GVEDC Appoints Committee To Negotiate With Meck For Green Bank Property
Maxwelton, WV – The Greenbrier Valley Economic Development Corporation has agreed to enter into negotiations with Green Bank businessman Jacob Meck to purchase nine acres of land in the Green Bank industrial park to expand his multi-business operation. The Pocahontas County owned land can be only be sold in one of two ways, either by public auction on the front steps of the courthouse or via the GVEDC, as they are the designated economic development agency for the county.
At their meeting near Lewisburg last week, the GVEDC appointed a real estate committee to begin the negotiation process with Meck. David Fleming, Pocahontas County Commission President and a member of the GVEDC Board of Directors, told his fellow members that the Commission had voted to deed the property to the GVEDC as the first step in the process of selling the land to Meck. Both supporters and detractors were present when this was discussed by the Commission. But only one person was present at the GVEDC meeting to speak on the subject, Hillsboro resident Jim Johnson.
“I had some past dealings with Mr. Meck about sewage problem in the past, and there’s a real need for the business he’s operating,” says Johnson. “He works totally under the framework of the law and I highly respect him.”
Charlie Sheets, owner of Sheets GMC in Green Bank, located across the road from Meck, also read a letter of support for selling the property to him.
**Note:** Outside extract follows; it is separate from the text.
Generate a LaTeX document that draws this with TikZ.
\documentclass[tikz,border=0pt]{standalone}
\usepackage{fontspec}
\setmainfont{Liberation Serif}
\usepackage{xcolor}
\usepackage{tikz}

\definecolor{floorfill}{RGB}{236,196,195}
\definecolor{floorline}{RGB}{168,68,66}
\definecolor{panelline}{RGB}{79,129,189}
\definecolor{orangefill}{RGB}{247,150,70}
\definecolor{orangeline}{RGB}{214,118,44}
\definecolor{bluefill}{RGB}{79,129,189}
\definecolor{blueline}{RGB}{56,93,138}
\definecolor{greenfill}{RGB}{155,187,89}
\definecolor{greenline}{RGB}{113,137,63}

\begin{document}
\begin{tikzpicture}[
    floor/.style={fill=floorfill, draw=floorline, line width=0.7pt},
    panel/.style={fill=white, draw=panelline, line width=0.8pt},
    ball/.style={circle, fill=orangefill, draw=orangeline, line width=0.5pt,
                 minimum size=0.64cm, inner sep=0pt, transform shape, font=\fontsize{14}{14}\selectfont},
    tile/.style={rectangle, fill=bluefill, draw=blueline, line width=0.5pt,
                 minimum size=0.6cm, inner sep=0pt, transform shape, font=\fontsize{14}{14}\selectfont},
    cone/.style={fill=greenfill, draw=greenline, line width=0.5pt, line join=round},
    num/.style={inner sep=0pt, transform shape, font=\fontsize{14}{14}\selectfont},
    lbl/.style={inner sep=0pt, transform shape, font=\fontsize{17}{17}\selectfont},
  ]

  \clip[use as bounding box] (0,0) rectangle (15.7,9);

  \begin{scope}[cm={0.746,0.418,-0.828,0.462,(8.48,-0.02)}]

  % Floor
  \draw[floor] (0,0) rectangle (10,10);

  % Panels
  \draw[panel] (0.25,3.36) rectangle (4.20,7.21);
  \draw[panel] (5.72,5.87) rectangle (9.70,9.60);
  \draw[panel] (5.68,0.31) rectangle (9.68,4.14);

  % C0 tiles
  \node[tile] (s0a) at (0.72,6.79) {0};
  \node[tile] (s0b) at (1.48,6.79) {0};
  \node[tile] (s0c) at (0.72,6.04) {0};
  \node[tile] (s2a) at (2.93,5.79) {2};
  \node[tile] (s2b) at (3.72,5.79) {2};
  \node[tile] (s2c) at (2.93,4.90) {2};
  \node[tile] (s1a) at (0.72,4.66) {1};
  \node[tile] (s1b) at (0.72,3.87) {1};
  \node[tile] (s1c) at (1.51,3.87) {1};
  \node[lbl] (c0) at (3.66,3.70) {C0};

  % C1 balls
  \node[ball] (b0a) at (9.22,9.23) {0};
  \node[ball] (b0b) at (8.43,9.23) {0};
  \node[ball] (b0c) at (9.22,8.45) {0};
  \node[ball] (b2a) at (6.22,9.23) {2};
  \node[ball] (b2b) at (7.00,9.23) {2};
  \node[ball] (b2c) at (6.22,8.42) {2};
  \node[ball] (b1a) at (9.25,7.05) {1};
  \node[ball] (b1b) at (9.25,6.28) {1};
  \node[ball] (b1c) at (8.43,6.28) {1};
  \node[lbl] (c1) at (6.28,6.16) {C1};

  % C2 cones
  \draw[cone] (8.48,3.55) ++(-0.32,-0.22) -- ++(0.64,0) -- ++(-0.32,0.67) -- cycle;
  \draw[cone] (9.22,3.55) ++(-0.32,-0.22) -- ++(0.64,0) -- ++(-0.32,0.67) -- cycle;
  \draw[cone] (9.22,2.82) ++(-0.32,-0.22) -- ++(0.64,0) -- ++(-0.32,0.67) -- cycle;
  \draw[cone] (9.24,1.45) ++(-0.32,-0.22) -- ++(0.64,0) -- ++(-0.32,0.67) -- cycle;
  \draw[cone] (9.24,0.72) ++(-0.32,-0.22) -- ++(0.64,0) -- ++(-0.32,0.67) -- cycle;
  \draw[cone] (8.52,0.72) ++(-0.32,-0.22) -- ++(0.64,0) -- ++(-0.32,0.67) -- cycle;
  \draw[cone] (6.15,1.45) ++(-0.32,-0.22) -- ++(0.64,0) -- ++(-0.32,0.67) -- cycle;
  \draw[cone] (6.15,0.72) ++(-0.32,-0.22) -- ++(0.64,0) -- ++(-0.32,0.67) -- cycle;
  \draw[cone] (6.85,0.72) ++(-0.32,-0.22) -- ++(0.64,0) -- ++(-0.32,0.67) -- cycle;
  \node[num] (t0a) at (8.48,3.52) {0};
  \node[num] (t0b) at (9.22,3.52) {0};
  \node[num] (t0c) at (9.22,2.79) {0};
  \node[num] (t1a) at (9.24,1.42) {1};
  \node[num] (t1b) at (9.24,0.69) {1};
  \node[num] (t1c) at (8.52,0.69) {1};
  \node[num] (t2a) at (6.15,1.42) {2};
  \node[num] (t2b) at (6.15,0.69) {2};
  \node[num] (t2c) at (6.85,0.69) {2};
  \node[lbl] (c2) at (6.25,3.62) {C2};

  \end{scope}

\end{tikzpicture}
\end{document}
The potential sale has polarized residents of Green Bank. Meck’s nearest neighbors, both residential and business have publically supported his expansion plans. But many residents are opposed to the expansion of his sewage disposal business, saying it generates unpleasant odors and detracts from the beauty of the area.
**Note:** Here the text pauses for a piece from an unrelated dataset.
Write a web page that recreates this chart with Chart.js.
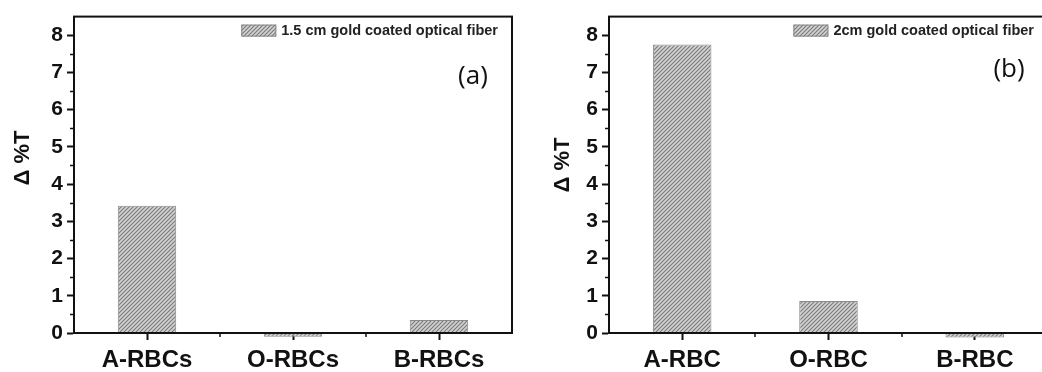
<!DOCTYPE html>
<html>
<head>
<meta charset="utf-8">
<script src="https://cdn.jsdelivr.net/npm/chart.js@4"></script>
<style>
  html, body { margin:0; padding:0; background:#fff; overflow:hidden; width:1042px; height:372px; }
  canvas { position:absolute; top:0; }
  #cA { left:0; }
  #cB { left:520px; }
</style>
</head>
<body>
<canvas id="cA" width="520" height="372"></canvas>
<canvas id="cB" width="540" height="372"></canvas>
<script>
// ---- data ----
const labelsA = ['A-RBCs', 'O-RBCs', 'B-RBCs'];
const valuesA = [3.42, -0.10, 0.35];
const labelsB = ['A-RBC', 'O-RBC', 'B-RBC'];
const valuesB = [7.75, 0.86, -0.12];
const yTickValues = [0, 1, 2, 3, 4, 5, 6, 7, 8];
const yMinorValues = [0.5, 1.5, 2.5, 3.5, 4.5, 5.5, 6.5, 7.5];
const legendA = '1.5 cm gold coated optical fiber';
const legendB = '2cm gold coated optical fiber';
const panelA = '(a)';
const panelB = '(b)';
const yTitle = 'Δ %T';

Chart.defaults.devicePixelRatio = 1;
Chart.defaults.animation = false;

function makePattern() {
  const c = document.createElement('canvas');
  c.width = 4; c.height = 4;
  const g = c.getContext('2d');
  g.fillStyle = '#d2d2d2';
  g.fillRect(0, 0, 4, 4);
  g.strokeStyle = '#7a7a7a';
  g.lineWidth = 1.1;
  g.beginPath();
  g.moveTo(0, 4); g.lineTo(4, 0);
  g.moveTo(-1, 1); g.lineTo(1, -1);
  g.moveTo(3, 5); g.lineTo(5, 3);
  g.stroke();
  return g.createPattern(c, 'repeat');
}

const INK = '#111';
const FONT = "'Liberation Sans', Arial, sans-serif";

function frameplugin(cfg) {
  return {
    id: 'frame_' + cfg.id,
    afterDatasetsDraw(chart) {
      const { ctx, chartArea: a } = chart;
      const y = chart.scales.y, x = chart.scales.x;
      const ds = chart.data.datasets[0];
      ctx.save();
      ctx.strokeStyle = INK;
      ctx.lineWidth = 2;
      ctx.strokeRect(a.left, a.top, a.right - a.left, a.bottom - a.top);
      // minor y ticks
      ctx.lineWidth = 1.5;
      ctx.beginPath();
      yMinorValues.forEach(v => {
        const p = Math.round(y.getPixelForValue(v)) + 0.5;
        ctx.moveTo(a.left - 4, p); ctx.lineTo(a.left, p);
      });
      // minor x ticks between categories
      for (let i = 0; i < x.ticks.length - 1; i++) {
        const p = Math.round((x.getPixelForValue(i) + x.getPixelForValue(i + 1)) / 2);
        ctx.moveTo(p, a.bottom); ctx.lineTo(p, a.bottom + 4);
      }
      ctx.stroke();
      // legend (inside plot, top-right)
      ctx.font = "bold 14.5px " + FONT;
      ctx.textAlign = 'left';
      ctx.textBaseline = 'middle';
      const tw = ctx.measureText(ds.label).width;
      const tx = a.right - 14 - tw;
      const bx = tx - 5 - 35, by = a.top + 8;
      ctx.fillStyle = ds.backgroundColor;
      ctx.fillRect(bx, by, 35, 12);
      ctx.strokeStyle = '#8a8a8a';
      ctx.lineWidth = 1;
      ctx.strokeRect(bx + 0.5, by + 0.5, 34, 11);
      ctx.fillStyle = '#222';
      ctx.fillText(ds.label, tx, by + 6.5);
      // y axis title
      ctx.fillStyle = INK;
      ctx.font = "bold 22px " + FONT;
      ctx.textAlign = 'center';
      ctx.textBaseline = 'middle';
      ctx.save();
      ctx.translate(cfg.titleX, cfg.titleY);
      ctx.rotate(-Math.PI / 2);
      ctx.fillText(yTitle, 0, 0);
      ctx.restore();
      // panel label
      ctx.font = "26px 'Open Sans', sans-serif";
      ctx.fillText(cfg.panel, a.right - 39, a.top + cfg.panelDy);
      ctx.restore();
    }
  };
}

function build(cfg) {
  const pattern = makePattern();
  return new Chart(document.getElementById(cfg.id), {
    type: 'bar',
    data: {
      labels: cfg.labels,
      datasets: [{
        label: cfg.legend,
        data: cfg.values,
        backgroundColor: pattern,
        borderColor: '#8a8a8a',
        borderWidth: 1,
        barPercentage: 0.4,
        categoryPercentage: 1,
        clip: false
      }]
    },
    options: {
      responsive: false,
      layout: { padding: { top: 14, right: cfg.rightPad, left: 0, bottom: 0 } },
      plugins: {
        tooltip: { enabled: false },
        legend: { display: false }
      },
      scales: {
        x: {
          afterFit: s => { s.height = 39; },
          grid: { drawOnChartArea: false, offset: false, tickLength: 7, tickWidth: 2, tickColor: INK },
          border: { color: INK, width: 2 },
          ticks: { color: INK, padding: 6, font: { family: FONT, size: 24, weight: 'bold' } }
        },
        y: {
          min: 0,
          max: 8.5,
          afterBuildTicks: s => { s.ticks = yTickValues.map(v => ({ value: v })); },
          afterFit: s => { s.width = cfg.yWidth; },
          grid: { drawOnChartArea: false, tickLength: 7, tickWidth: 2, tickColor: INK },
          border: { color: INK, width: 2 },
          ticks: { color: INK, padding: 4, font: { family: FONT, size: 21, weight: 'bold' } }
        }
      }
    },
    plugins: [frameplugin(cfg)]
  });
}

build({ id: 'cA', labels: labelsA, values: valuesA, legend: legendA, panel: panelA,
        yWidth: 74, rightPad: 8, titleX: 23, titleY: 158, panelDy: 60 });
build({ id: 'cB', labels: labelsB, values: valuesB, legend: legendB, panel: panelB,
        yWidth: 89, rightPad: 12, titleX: 43, titleY: 165, panelDy: 53 });
</script>
</body>
</html>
The GVEDC did not address those issues specifically. They are much more concerned with ensuring that they aren’t stuck with another property to manage should the sale fail to materialize. They already own a Pocahontas County property in Edray that they have been unable to lease or sell for a number of years.
The discussion touched on many facets of the sale such as who pays for the appraisal of the land, how much of the proceeds of the sale go back to the county and what happens to the land if the sale doesn’t go through. Realtor and board member G. Scott offered his advice.
“I have an offer to purchase when it was deeded to the GVEDC, have an offer to purchase at fair market value is what I’d have,” says Scott. “That has been done by a certified appraiser and puts it on the table and Mr. Meck agrees to pay that for the property; and have it write an offer to purchase the same time that we take deed to the property and transfer to him, Godspeed.”
Several motions were put forward and either modified or withdrawn before they settled on a much more simplified motion for the GVEDC real estate committee to undertake negotiations with Jacob Meck for the sale of property. Meck asked that the meeting be arranged as soon as possible.